HDP ve tüm ilerici toplumsal güçlere karşı açıktan bir savaş yürüten devlet saldırganlığını daha da pervasızlaştırarak kitlesel katliamlara başvurmuştur. Suruç ve en son Ankara’da gerçekleştirilen vahşi saldırılarda yüzün üzerinde insan barbarca katledildi. Yaşanan bu vahşi kitlesel katliamlarla toplumsal güçler üzerinde korku psikolojisi yaratılmış ve gelişen toplumsal mücadele bastırılmaya çalışılmıştır.
Yürüttüğü gerici savaş saldırganlığına milliyetçilik, şovenizm ve din zehiri ile etkilediği geniş yığınları da arkasına alarak devam eden Erdoğan/AKP iktidarı bu kirli politika sonucunda MHP tabanı başta olmak üzere tüm milliyetçi ve gerici odakları da kendine yedekleyerek 1 Kasım seçimlerinde yeniden tek başına iktidar olmuştur.
1 Kasım seçim sonuçlarını ve özelde de AKP’nin yakaladığı çıkışı yukarıda kısaca özetlemeye çalıştığımız nesnel durum ve toplumsal gerçeklikler üzerinden okumak ve değerlendirmek gerekiyor. Bir kere seçimlere normal koşullarda gidilmemiştir. Kürdistan’da seçimler türlü türlü hile ve saldırılar ve silahların gölgesinde geçmiştir. Dolayısı ile AKP’nin elde ettiği yükselişi ve HDP’nin kısmen de olsa yaşadığı zayıflamayı bu minvalde ele almak en doğru olandır.

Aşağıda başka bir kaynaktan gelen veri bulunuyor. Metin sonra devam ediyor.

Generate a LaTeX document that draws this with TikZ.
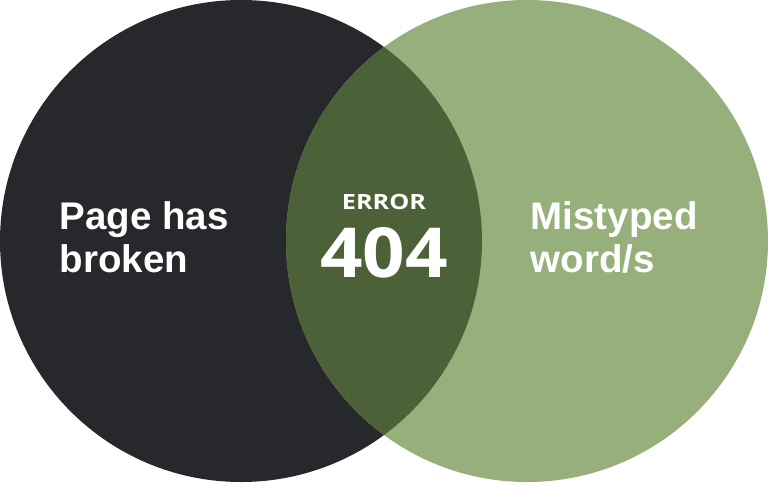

Devletin gerici savaş konsepti başta olmak üzere devreye soktuğu her türlü saldırganlık ve kirli politikalara ve yaşanan kitlesel katliamlar gerçekliğine rağmen HDP’nin barajı aşması önemli bir yerde durmaktadır. Bu çabayı ve iradeyi küçümsememek ve doğru okumak gerekiyor. Tabiî ki bununla birlikte yaşanan sonuçlar doğru bir şekilde muhasebe edilerek dersler çıkarılmalıdır. Bu süreçte yakalanan birliktelik kesinlikle daha da ilerletilerek güçlendirilmelidir. Yaşanan yeni durumla birlikte devletin toplumsal güçlere yönelik pervasız saldırıları daha da artarak devam edecektir. Buna karşı tüm ilerici toplumsal güçlerin yaşamın bütün alanlarında mücadeleye daha sıkı sarılarak ve birleşik mücadeleyi daha da geliştirerek cevap olmaları kaçınılmaz devrimci bir görev olarak önümüzde durmaktadır. Tüm ilerici toplumsal ve devrimci güçlerin bu perspektif ve kaygılarla hareket etmesi önümüzdeki sürecin temel politik yönelimlerinden biri olmalıdır.